Records with drawing code:

+--

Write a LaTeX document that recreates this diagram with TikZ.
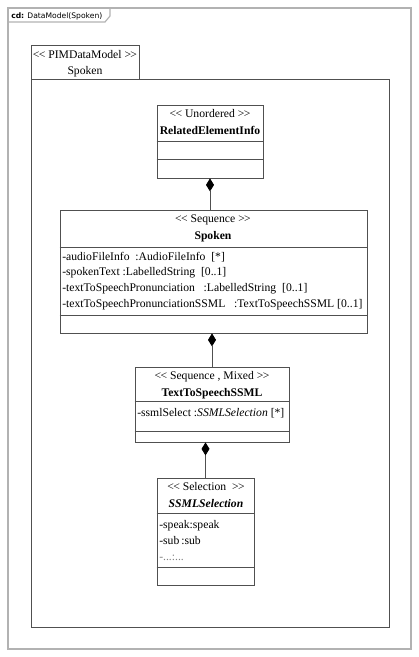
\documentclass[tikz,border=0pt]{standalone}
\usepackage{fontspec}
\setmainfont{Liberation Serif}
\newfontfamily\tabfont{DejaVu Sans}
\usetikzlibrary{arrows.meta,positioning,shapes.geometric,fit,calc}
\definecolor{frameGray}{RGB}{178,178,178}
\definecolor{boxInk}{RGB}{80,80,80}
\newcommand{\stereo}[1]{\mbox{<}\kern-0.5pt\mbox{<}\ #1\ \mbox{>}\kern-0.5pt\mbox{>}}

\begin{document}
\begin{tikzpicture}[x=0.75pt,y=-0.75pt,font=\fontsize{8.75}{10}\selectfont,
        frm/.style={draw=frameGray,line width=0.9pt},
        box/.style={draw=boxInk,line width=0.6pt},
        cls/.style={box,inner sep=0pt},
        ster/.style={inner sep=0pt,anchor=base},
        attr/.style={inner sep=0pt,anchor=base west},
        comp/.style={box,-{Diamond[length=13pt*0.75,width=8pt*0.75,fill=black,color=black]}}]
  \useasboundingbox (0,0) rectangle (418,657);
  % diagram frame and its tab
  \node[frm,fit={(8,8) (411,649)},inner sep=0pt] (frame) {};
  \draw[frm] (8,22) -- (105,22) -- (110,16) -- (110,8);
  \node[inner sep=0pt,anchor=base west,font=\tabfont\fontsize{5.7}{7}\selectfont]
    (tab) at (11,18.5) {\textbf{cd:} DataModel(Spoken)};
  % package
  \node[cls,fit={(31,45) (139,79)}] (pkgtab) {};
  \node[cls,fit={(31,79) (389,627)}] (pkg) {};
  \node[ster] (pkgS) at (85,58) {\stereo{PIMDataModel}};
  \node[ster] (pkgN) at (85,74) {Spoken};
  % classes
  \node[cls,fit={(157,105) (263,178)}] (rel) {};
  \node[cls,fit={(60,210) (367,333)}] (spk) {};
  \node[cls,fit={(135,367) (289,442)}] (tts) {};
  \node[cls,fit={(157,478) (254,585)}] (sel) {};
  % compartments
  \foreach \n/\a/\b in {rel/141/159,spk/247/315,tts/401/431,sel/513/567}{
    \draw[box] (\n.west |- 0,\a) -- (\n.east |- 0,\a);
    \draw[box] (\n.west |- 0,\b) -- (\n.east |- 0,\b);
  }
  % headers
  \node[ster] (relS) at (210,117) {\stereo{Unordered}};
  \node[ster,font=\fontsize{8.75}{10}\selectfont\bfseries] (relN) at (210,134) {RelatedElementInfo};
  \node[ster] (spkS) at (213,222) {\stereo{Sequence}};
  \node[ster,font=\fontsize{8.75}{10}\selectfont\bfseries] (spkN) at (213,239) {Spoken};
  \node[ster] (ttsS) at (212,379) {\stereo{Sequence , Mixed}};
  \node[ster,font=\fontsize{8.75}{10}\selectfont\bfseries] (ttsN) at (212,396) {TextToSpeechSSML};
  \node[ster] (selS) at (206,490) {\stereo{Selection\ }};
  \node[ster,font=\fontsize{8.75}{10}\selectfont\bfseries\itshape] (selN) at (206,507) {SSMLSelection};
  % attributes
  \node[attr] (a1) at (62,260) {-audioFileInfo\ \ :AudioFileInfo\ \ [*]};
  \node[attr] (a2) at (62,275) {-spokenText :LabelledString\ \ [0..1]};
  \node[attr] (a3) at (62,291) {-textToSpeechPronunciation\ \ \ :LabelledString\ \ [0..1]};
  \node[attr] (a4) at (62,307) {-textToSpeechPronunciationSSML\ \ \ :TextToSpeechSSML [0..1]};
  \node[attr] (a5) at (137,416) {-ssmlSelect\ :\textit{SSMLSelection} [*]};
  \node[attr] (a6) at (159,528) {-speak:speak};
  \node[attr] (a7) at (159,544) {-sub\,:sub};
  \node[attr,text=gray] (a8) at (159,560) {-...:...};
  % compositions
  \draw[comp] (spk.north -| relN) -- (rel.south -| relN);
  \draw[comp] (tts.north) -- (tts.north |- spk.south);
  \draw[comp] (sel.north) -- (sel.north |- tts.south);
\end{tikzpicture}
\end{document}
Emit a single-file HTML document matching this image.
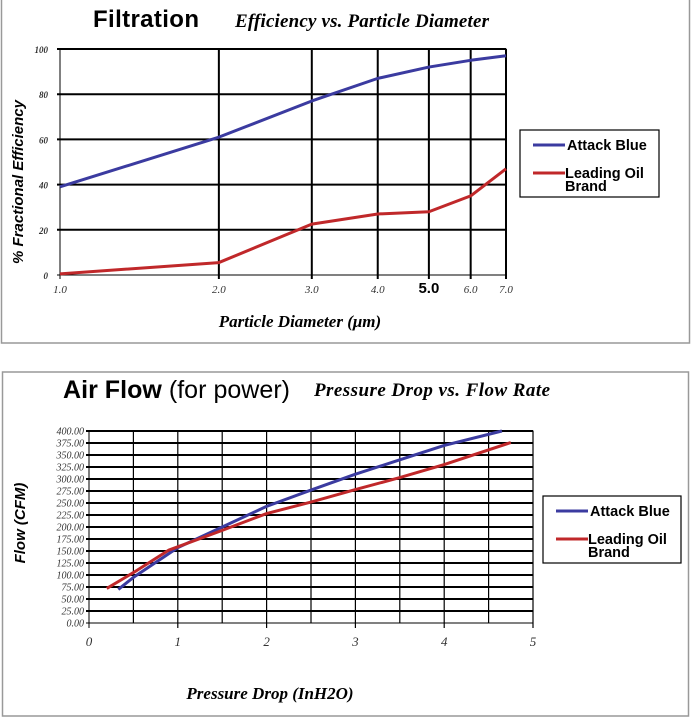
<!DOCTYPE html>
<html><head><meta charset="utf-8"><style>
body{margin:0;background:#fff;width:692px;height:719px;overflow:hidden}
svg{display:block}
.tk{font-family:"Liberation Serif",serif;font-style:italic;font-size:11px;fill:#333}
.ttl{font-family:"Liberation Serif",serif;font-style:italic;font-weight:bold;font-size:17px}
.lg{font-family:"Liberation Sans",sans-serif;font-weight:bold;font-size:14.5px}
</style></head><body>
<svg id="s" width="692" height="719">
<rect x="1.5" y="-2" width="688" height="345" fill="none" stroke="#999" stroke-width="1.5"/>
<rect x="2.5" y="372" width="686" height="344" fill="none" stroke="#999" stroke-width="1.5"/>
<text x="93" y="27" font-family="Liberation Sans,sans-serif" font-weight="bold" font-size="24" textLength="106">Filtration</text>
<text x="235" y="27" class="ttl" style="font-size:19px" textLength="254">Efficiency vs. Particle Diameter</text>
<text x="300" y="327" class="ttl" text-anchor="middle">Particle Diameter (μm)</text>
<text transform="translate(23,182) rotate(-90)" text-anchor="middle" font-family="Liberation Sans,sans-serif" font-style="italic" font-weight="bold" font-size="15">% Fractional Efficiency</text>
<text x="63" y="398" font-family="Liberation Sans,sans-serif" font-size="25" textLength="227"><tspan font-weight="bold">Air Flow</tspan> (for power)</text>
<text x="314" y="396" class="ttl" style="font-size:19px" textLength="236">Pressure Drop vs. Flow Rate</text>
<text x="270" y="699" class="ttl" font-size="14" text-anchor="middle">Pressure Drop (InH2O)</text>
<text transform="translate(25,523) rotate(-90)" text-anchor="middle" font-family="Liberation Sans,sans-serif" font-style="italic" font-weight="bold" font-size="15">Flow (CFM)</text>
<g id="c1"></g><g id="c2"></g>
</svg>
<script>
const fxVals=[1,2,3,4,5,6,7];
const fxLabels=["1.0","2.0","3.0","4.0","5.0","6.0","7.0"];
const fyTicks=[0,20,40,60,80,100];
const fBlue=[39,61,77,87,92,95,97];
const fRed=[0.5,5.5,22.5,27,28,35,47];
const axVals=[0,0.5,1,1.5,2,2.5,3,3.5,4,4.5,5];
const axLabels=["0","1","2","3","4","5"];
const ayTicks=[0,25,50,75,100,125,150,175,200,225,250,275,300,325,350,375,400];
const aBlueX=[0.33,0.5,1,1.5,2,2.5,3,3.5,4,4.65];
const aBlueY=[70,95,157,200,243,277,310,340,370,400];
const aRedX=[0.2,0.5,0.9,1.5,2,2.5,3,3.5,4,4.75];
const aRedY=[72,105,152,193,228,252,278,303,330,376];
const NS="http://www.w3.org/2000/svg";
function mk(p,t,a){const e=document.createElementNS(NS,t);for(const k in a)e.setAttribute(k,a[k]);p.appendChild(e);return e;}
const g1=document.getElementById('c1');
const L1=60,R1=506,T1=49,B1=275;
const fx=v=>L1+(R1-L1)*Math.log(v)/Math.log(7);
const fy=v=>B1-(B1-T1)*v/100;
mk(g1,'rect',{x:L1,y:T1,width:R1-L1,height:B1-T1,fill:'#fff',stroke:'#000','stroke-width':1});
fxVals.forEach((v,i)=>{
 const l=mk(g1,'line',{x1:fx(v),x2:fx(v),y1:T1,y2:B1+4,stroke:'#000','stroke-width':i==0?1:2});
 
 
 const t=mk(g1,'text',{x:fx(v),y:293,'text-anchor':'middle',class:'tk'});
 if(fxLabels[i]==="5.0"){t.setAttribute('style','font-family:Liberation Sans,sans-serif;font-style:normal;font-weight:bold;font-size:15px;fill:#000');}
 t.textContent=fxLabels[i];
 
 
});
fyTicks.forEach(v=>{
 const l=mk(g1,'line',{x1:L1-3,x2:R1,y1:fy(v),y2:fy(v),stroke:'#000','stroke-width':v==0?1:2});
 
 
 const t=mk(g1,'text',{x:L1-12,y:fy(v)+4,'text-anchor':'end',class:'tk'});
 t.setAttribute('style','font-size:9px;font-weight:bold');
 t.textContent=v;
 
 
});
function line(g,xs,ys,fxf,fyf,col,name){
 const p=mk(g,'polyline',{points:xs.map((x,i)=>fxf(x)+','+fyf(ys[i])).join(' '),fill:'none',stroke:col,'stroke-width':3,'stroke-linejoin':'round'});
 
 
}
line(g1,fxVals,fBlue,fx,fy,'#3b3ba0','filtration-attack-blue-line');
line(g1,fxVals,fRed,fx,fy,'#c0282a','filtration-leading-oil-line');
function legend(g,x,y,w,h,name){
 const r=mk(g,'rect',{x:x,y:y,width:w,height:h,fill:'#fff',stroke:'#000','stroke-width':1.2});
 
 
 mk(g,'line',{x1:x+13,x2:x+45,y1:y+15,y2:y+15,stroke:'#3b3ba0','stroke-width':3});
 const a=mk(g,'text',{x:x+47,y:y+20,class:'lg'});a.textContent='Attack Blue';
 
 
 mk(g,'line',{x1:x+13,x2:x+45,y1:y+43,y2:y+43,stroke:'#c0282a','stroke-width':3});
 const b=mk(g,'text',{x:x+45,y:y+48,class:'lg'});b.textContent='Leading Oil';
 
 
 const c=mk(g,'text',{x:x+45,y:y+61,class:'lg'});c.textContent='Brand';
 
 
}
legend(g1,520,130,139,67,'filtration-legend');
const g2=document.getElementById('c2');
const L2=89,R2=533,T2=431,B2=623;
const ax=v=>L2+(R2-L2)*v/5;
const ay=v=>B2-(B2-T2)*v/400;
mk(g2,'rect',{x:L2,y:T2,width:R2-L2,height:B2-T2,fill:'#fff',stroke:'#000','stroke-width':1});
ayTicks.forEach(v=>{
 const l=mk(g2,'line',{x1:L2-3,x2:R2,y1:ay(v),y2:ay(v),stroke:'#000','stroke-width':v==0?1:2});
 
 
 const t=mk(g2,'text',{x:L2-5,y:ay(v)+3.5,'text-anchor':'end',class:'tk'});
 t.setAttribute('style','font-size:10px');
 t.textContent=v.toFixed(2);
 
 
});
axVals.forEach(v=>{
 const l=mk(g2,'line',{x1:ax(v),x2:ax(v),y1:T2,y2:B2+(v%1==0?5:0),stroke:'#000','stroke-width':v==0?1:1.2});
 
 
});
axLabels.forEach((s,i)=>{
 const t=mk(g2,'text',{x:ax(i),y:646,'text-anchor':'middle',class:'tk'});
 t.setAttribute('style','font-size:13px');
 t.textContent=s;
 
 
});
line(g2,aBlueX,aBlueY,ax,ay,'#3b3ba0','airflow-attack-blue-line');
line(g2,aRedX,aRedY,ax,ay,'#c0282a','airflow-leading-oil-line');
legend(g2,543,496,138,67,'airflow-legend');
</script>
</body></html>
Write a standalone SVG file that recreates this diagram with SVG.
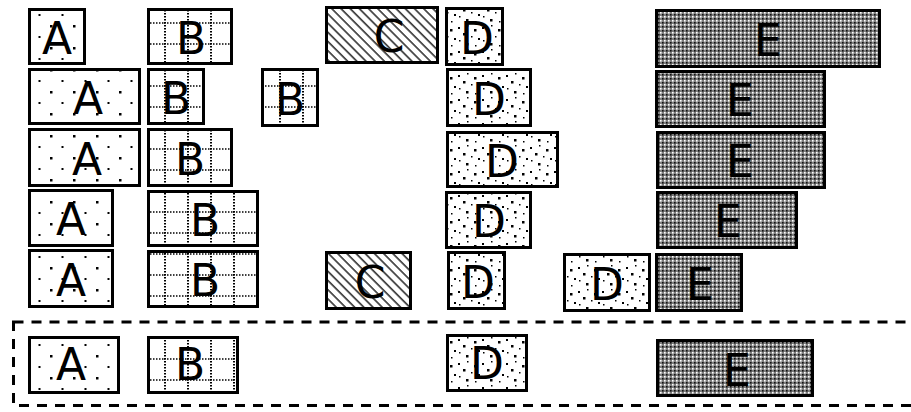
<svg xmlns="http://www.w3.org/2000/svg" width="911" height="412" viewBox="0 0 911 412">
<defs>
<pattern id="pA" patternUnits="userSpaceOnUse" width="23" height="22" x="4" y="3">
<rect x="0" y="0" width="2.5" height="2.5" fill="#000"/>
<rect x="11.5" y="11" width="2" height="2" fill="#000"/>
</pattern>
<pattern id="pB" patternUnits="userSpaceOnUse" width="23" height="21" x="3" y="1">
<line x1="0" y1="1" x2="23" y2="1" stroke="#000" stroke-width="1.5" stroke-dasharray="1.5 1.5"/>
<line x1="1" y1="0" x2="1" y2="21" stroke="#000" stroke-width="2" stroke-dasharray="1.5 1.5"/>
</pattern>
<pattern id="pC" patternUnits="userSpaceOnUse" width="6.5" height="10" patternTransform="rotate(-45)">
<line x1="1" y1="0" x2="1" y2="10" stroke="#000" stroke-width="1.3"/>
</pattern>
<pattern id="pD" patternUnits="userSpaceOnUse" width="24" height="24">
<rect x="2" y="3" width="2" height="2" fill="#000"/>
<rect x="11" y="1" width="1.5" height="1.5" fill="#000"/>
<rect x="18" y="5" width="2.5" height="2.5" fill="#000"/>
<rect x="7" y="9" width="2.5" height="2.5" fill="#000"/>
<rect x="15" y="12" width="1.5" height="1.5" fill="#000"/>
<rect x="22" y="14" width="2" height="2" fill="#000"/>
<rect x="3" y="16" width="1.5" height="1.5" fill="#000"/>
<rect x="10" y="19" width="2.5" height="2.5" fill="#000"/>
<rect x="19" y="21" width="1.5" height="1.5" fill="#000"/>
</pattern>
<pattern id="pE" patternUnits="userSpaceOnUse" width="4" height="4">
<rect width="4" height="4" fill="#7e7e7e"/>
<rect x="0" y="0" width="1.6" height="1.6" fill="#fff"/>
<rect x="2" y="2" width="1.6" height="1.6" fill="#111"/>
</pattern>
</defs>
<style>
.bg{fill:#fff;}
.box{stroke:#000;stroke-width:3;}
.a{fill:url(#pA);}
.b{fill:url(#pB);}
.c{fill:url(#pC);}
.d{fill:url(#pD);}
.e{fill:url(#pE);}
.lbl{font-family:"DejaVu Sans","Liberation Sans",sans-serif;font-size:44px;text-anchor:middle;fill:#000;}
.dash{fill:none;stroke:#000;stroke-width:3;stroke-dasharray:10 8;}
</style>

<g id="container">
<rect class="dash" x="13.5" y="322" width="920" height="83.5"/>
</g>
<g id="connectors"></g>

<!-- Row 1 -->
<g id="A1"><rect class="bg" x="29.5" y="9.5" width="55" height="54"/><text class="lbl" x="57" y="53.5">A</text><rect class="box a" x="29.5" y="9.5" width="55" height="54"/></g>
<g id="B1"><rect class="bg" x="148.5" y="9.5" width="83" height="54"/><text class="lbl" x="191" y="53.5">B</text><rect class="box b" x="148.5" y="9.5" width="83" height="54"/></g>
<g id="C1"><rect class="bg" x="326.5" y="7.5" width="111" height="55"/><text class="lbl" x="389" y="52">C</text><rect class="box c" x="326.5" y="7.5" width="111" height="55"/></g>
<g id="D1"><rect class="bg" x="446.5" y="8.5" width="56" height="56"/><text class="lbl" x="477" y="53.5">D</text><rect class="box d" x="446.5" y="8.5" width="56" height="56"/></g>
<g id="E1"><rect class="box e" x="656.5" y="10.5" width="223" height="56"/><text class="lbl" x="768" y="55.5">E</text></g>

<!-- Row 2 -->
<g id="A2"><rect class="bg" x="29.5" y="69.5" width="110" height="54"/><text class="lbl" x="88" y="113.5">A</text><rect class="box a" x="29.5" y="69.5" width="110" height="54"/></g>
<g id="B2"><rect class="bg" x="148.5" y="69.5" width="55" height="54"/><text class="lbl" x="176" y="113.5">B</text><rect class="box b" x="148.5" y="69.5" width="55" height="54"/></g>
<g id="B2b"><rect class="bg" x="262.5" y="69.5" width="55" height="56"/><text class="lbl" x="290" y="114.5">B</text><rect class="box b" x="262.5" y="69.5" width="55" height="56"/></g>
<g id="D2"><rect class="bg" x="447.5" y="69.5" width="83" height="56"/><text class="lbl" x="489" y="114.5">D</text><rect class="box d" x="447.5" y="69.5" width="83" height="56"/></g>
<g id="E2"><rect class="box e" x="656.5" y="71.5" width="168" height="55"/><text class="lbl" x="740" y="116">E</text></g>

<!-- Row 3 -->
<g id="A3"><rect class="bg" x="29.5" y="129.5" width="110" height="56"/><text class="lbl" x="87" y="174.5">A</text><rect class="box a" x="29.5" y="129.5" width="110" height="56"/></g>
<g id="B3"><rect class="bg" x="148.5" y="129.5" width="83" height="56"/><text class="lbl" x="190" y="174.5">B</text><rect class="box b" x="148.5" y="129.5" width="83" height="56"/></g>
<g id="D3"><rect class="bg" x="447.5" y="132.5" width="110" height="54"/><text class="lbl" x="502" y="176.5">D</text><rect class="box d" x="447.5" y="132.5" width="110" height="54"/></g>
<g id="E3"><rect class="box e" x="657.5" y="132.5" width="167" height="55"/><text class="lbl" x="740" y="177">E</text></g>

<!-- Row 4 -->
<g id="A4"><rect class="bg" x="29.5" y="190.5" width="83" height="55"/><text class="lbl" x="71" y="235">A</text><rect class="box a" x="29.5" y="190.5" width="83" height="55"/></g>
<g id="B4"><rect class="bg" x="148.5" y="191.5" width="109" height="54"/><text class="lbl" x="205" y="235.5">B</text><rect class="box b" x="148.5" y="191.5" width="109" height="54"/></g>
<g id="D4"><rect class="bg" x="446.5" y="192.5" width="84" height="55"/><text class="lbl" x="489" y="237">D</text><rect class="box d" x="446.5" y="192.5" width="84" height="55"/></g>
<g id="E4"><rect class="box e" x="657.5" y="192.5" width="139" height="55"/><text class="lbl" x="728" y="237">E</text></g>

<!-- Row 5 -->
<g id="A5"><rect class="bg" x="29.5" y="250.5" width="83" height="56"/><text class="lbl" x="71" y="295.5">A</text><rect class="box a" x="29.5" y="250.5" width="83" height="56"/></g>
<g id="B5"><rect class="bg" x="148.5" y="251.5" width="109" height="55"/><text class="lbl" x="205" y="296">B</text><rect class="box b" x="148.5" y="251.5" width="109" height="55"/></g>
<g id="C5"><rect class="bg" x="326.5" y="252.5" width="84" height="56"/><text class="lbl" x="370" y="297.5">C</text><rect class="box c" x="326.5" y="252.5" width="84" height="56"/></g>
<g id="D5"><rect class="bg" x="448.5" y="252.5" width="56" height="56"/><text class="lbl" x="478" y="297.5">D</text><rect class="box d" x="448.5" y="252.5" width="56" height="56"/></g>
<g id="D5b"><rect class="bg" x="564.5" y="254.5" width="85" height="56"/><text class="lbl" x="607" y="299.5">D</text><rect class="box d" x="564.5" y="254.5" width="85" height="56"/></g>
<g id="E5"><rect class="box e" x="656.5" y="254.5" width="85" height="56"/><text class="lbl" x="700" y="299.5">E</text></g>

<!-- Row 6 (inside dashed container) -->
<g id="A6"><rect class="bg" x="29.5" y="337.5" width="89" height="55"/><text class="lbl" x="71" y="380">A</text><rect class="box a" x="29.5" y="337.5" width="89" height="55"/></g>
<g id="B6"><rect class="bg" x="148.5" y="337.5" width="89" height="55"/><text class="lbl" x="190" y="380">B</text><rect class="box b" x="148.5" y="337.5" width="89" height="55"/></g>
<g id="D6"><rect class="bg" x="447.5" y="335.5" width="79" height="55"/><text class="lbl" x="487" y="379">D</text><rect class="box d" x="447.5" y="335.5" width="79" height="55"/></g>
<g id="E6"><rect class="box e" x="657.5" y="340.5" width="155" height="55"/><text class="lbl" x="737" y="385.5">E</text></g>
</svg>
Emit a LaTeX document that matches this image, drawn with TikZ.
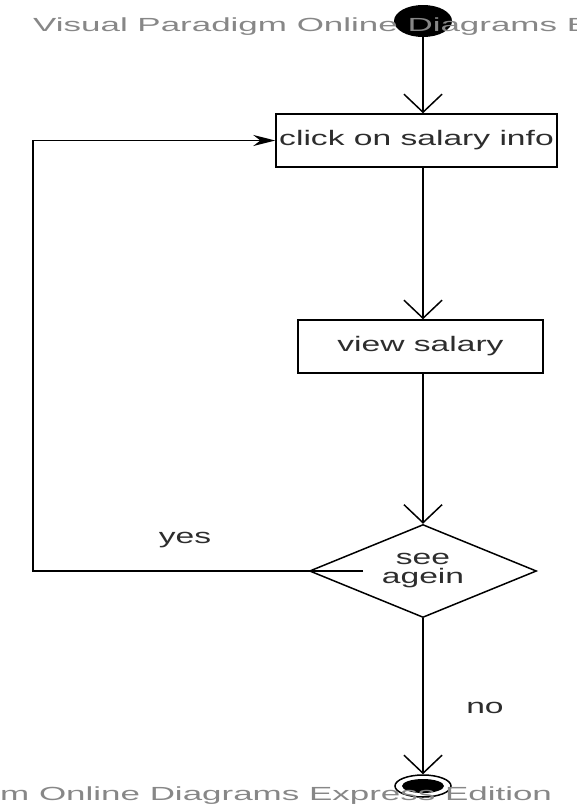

+--

Written instruction:
Pull out all lines in the data above that include "Emit".

Answer to the exercise:
Emit a single-file HTML document matching this image.
Emit a LaTeX document that matches this image, drawn with TikZ.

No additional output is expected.